§ **What is needed**
Extract each line bearing the word "this".

Items from a dataset:
Start

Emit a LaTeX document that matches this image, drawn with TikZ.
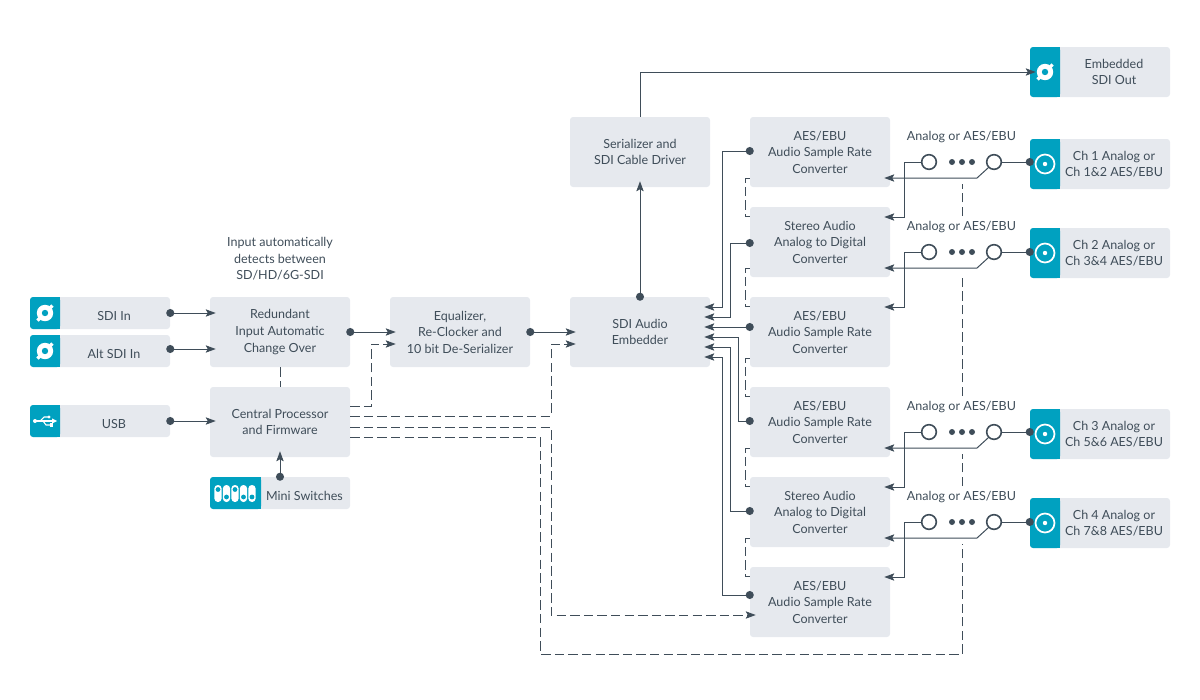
\documentclass[tikz,border=0pt]{standalone}
\usepackage{fontspec}
\setmainfont{Lato}
\usetikzlibrary{arrows.meta,positioning,calc}

\definecolor{boxgrey}{HTML}{E6E9EE}
\definecolor{portteal}{HTML}{00A1C0}
\definecolor{inkcol}{HTML}{3F4D59}

\tikzset{
  block/.style={fill=boxgrey, rounded corners=2.25pt, minimum width=105pt, minimum height=52.5pt,
    inner sep=0pt, align=center, text=inkcol, font=\fontsize{9.4}{12.4}\selectfont,
    execute at begin node={\rule{0pt}{10.8pt}}},
  porttext/.style={inner sep=0pt, align=center, text=inkcol, font=\fontsize{9.4}{12.4}\selectfont,
    execute at begin node={\rule{0pt}{10.8pt}}},
  note/.style={inner sep=0pt, align=center, text=inkcol, font=\fontsize{9.4}{12.4}\selectfont},
  porticon/.style={fill=portteal, rounded corners=2.25pt, inner sep=0pt},
  swcircle/.style={circle, draw=inkcol, fill=white, line width=1.2pt, minimum size=11pt, inner sep=0pt},
  sig/.style={draw=inkcol, line width=0.75pt, -{Stealth[length=7.5pt, width=5.5pt, inset=1.5pt]}, shorten >=-4.5pt},
  dotsig/.style={sig, {Circle[length=6pt]}-{Stealth[length=7.5pt, width=5.5pt, inset=1.5pt]}, shorten <=-3pt},
  ctl/.style={draw=inkcol, line width=0.7pt, dash pattern=on 7pt off 3.2pt},
  ctlsig/.style={ctl, -{Stealth[length=7.5pt, width=5.5pt, inset=1.5pt]}, shorten >=-4.5pt},
}

% name, left, top, icon width, height, text
\newcommand{\portbox}[6]{
  \begin{scope}[shift={(#2,#3)}]
    \fill[boxgrey, rounded corners=2.25pt] (0,0) rectangle (140,#5);
    \node[porticon, minimum width=#4*0.75pt, minimum height=#5*0.75pt] (#1 icon) at ({#4/2},{#5/2}) {};
    \fill[portteal] ({#4-5},0) rectangle (#4,#5);
    \node[porttext, minimum width={(140-#4)*0.75pt}, minimum height=#5*0.75pt] (#1) at ({(140+#4)/2},{#5/2}) {};
    \node[porttext] (#1 text) at ({(140+#4)/2-1},{#5/2}) {#6};
  \end{scope}
}
\newcommand{\sdiicon}[1]{
  \begin{scope}[shift={(#1)}]
    \fill[white] (0,0) circle (8.2);
    \draw[white, line width=2.4pt] (-7.5,7.5) -- (7.5,-7.5);
    \fill[portteal] (0,0) circle (3.2);
  \end{scope}
}
\newcommand{\bncicon}[1]{
  \draw[white, line width=1.3pt] (#1) circle (9.5);
  \fill[white] (#1) circle (2.2);
}
\newcommand{\usbicon}[1]{
  \begin{scope}[shift={(#1)}]
    \draw[white, line width=0.9pt] (-10,0) -- (8,0);
    \fill[white] (-10,0) circle (2);
    \fill[white] (12,0) -- (7,-2.6) -- (7,2.6) -- cycle;
    \draw[white, line width=0.8pt] (-5,0) -- (-1,-4) -- (3,-4);
    \fill[white] (4,-4) circle (1.7);
    \draw[white, line width=0.8pt] (-2,0) -- (1,4) -- (5,4);
    \fill[white] (4.5,2.4) rectangle (7.5,5.6);
  \end{scope}
}

\begin{document}
\begin{tikzpicture}[x=0.75pt, y=-0.75pt]
\useasboundingbox (0,0) rectangle (1200,700);

% blocks
\node[block] (redundant) at (280,332) {Redundant\\Input Automatic\\Change Over};
\node[block] (central) at (280,422) {Central Processor\\and Firmware};
\node[block] (equalizer) at (460,332) {Equalizer,\\Re-Clocker and\\10 bit De-Serializer};
\node[block] (embedder) at (640,332) {SDI Audio\\Embedder};
\node[block] (serializer) at (640,152) {Serializer and\\SDI Cable Driver};
\node[block] (aesa) at (820,152) {AES/EBU\\Audio Sample Rate\\Converter};
\node[block] (stereoa) at (820,242) {Stereo Audio\\Analog to Digital\\Converter};
\node[block] (aesb) at (820,332) {AES/EBU\\Audio Sample Rate\\Converter};
\node[block] (aesc) at (820,422) {AES/EBU\\Audio Sample Rate\\Converter};
\node[block] (stereob) at (820,512) {Stereo Audio\\Analog to Digital\\Converter};
\node[block] (aesd) at (820,602) {AES/EBU\\Audio Sample Rate\\Converter};
\node[note] (autonote) at (280,259) {Input automatically\\detects between\\SD/HD/6G-SDI};

% ports
\portbox{sdiin}{30}{297}{30}{32}{SDI In}
\portbox{altin}{30}{335}{30}{32}{Alt SDI In}
\portbox{usb}{30}{405}{30}{32}{USB}
\portbox{switches}{210}{477}{51}{32}{Mini Switches}
\portbox{sdiout}{1030}{47}{30}{50}{Embedded\\SDI Out}
\portbox{cha}{1030}{139}{30}{50}{Ch 1 Analog or\\Ch 1\&2 AES/EBU}
\portbox{chb}{1030}{228}{30}{50}{Ch 2 Analog or\\Ch 3\&4 AES/EBU}
\portbox{chc}{1030}{409}{30}{50}{Ch 3 Analog or\\Ch 5\&6 AES/EBU}
\portbox{chd}{1030}{498}{30}{50}{Ch 4 Analog or\\Ch 7\&8 AES/EBU}

% icons
\sdiicon{sdiin icon.center}
\sdiicon{altin icon.center}
\sdiicon{sdiout icon.center}
\usbicon{usb icon.center}
\foreach \c in {cha,chb,chc,chd} {\bncicon{\c\space icon.center}}
\foreach \px/\py in {218/489.5,226.5/497,235/489.5,243.5/497,252/497} {
  \fill[white, rounded corners=2.6pt] ({\px-3.6},485) rectangle ({\px+3.6},502);
  \fill[portteal] (\px,\py) circle (2.4);
}

% left side signals
\draw[dotsig] (sdiin.east) -- (redundant.west|-sdiin.east);
\draw[dotsig] (altin.east|-0,349) -- (redundant.west|-0,349);
\draw[dotsig] (usb.east) -- (central.west|-usb.east);
\draw[dotsig] (switches.north-|central.south) -- (central.south);
\draw[dotsig] (redundant.east) -- (equalizer.west);
\draw[dotsig] (equalizer.east) -- (embedder.west);
\draw[dotsig] (embedder.north) -- (serializer.south);
\draw[sig] (serializer.north) |- (sdiout icon.west);

% control lines
\draw[ctl] (redundant.south) -- (central.north);
\draw[ctlsig] (central.east|-0,406) -| (371,344) -- (equalizer.west|-0,344);
\draw[ctlsig] (central.east|-0,416) -| (551,344) -- (embedder.west|-0,344);
\draw[ctlsig] (central.east|-0,427) -| (551,615) -- (aesd.west|-0,615);
\draw[ctl] (central.east|-0,437) -| (540.5,654) -| (962.5,544);
\draw[ctl] (962.5,486) -- (962.5,454);
\draw[ctl] (962.5,396) -- (962.5,274);
\draw[ctl] (962.5,216) -- (962.5,184);
\foreach \top/\bot/\ya/\yb in {aesa/stereoa/178/216,stereoa/aesb/268/306,aesb/aesc/358/396,aesc/stereob/448/486,stereob/aesd/538/576} {
  \draw[ctl] (\top.west|-0,\ya) -| (745,\yb) -- (\bot.west|-0,\yb);
}

% converters to embedder
\draw[dotsig] (aesa.west|-0,151) -| (722,307) -- (embedder.east|-0,307);
\draw[dotsig] (stereoa.west|-0,243) -| (730,317) -- (embedder.east|-0,317);
\draw[dotsig] (aesb.west|-0,327) -- (embedder.east|-0,327);
\draw[dotsig] (aesc.west|-0,421) -| (738,337) -- (embedder.east|-0,337);
\draw[dotsig] (stereob.west|-0,511) -| (730,347) -- (embedder.east|-0,347);
\draw[dotsig] (aesd.west|-0,595) -| (722,357) -- (embedder.east|-0,357);

% switches
\foreach \ch/\y/\yarm/\ydown/\conva/\convb/\ylab in {cha/162/178/217/aesa/stereoa/137,chb/252/268/307/stereoa/aesb/227,chc/432/448/487/aesc/stereob/407,chd/522/538/577/stereob/aesd/497} {
  \node[swcircle] (\ch l) at (929,\y) {};
  \node[swcircle] (\ch r) at (994,\y) {};
  \node[note] (\ch lab) at (961.5,\ylab) {Analog or AES/EBU};
  \foreach \dx in {952,962,972} {\fill[inkcol] (\dx,\y) circle (3);}
  \draw[sig] (\ch l.west) -| (904,\ydown) -- (\convb.east|-0,\ydown);
  \draw[sig] (\ch r.south west) -- (977,\yarm) -- (\conva.east|-0,\yarm);
  \draw[draw=inkcol, line width=0.75pt, {Circle[length=6pt]}-, shorten <=-3pt] (\ch\space icon.west|-0,\y) -- (\ch r.east);
}
\end{tikzpicture}
\end{document}
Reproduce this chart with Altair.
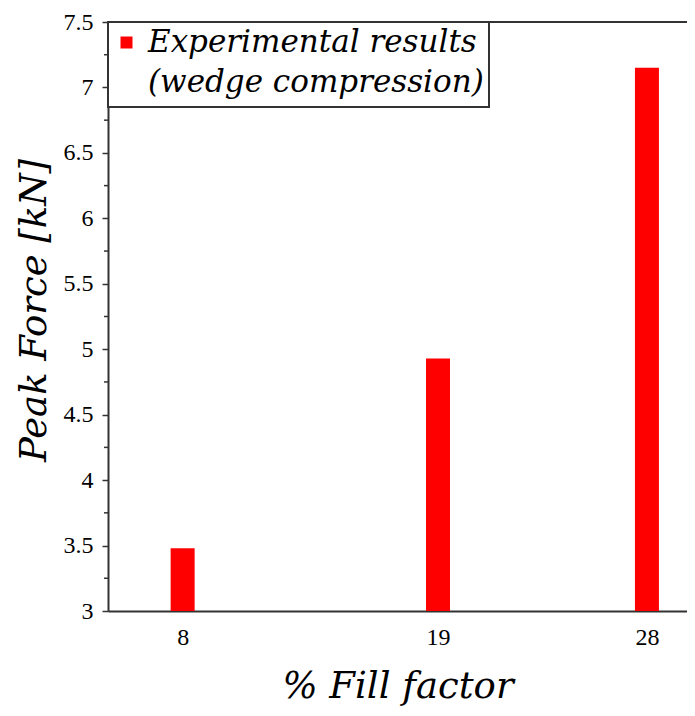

End

§ **Exercise answer**
Emit a LaTeX document that matches this image, drawn with TikZ.
Reproduce this chart with Altair.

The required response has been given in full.